Perhaps it’s time for Chris Sherman and I to start talking and writing about the Invisible Web (aka deep web) again? (-;
Chris and I co-authored a book on the topic 12.5 years ago.
In other words, many of the concepts involved targeted/domain-specific crawling will not be new.
The news release and documentations (below) make it clear that at this point DARPA (Defense Advanced Research Projects Agency) wants to focus on the use of the technology with open source/open web material.
I’ll have more to say after I have time to review the materials.
News from the Defense Advanced Research Projects Agency (DARPA):
Today’s web searches use a centralized, one-size-fits-all approach that searches the Internet with the same set of tools for all queries. While that model has been wildly successful commercially, it does not work well for many government use cases.

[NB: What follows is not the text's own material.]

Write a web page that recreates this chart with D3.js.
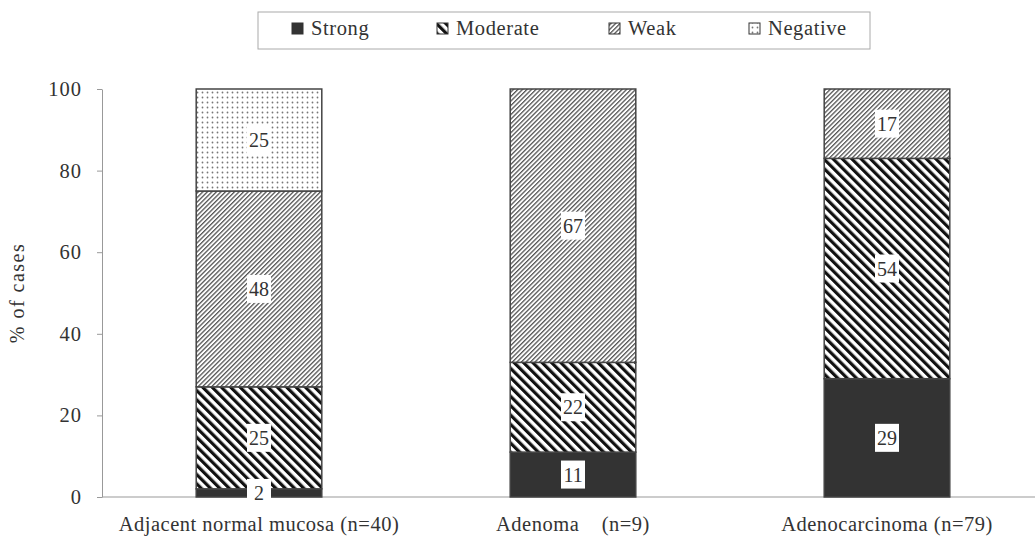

For example, it still remains a largely manual process that does not save sessions, requires nearly exact input with one-at-a-time entry, and doesn’t organize or aggregate results beyond a list of links. Moreover, common search practices miss information in the deep web—the parts of the web not indexed by standard commercial search engines—and ignore shared content across pages.
To help overcome these challenges, DARPA has launched the Memex program. Memex seeks to develop the next generation of search technologies and revolutionize the discovery, organization and presentation of search results. The goal is for users to be able to extend the reach of current search capabilities and quickly and thoroughly organize subsets of information based on individual interests. Memex also aims to produce search results that are more immediately useful to specific domains and tasks, and to improve the ability of military, government and commercial enterprises to find and organize mission-critical publically available information on the Internet.
“We’re envisioning a new paradigm for search that would tailor indexed content, search results and interface tools to individual users and specific subject areas, and not the other way around,” said Chris White, DARPA program manager. “By inventing better methods for interacting with and sharing information, we want to improve search for everybody and individualize access to information. Ease of use for non-programmers is essential.”
[Our emphasis] Memex would ultimately apply to any public domain content; initially, DARPA intends to develop Memex to address a key Defense Department mission: fighting human trafficking. Human trafficking is a factor in many types of military, law enforcement and intelligence investigations and has a significant web presence to attract customers. The use of forums, chats, advertisements, job postings, hidden services, etc., continues to enable a growing industry of modern slavery. An index curated for the counter-trafficking domain, along with configurable interfaces for search and analysis, would enable new opportunities to uncover and defeat trafficking enterprises.
Memex plans to explore three technical areas of interest: domain-specific indexing, domain-specific search, and DoD-specified applications. The program is specifically not interested in proposals for the following: attributing anonymous services, deanonymizing or attributing identity to servers or IP addresses, or accessing information not intended to be publicly available. The program plans to use commodity hardware and emphasize creating and leveraging open source technology and architecture.
Many of you know that the Memex was a device envisioned and discussed in a July 1945 article in The Atlantic Monthly titled, “As We May Think.”
The article is, with good reason, required reading for many LIS students.
This cross-referencing, which Bush called associative indexing, would enable users to quickly and flexibly search huge amounts of information and more efficiently gain insights from it. The memex presaged and encouraged scientists and engineers to create hypertext, the Internet, personal computers, online encyclopedias and other major IT advances of the last seven decades.
To familiarize potential participants with the technical objectives of Memex, DARPA has scheduled a Proposers’ Day on Tuesday, February 18, 2014, in Arlington, Va.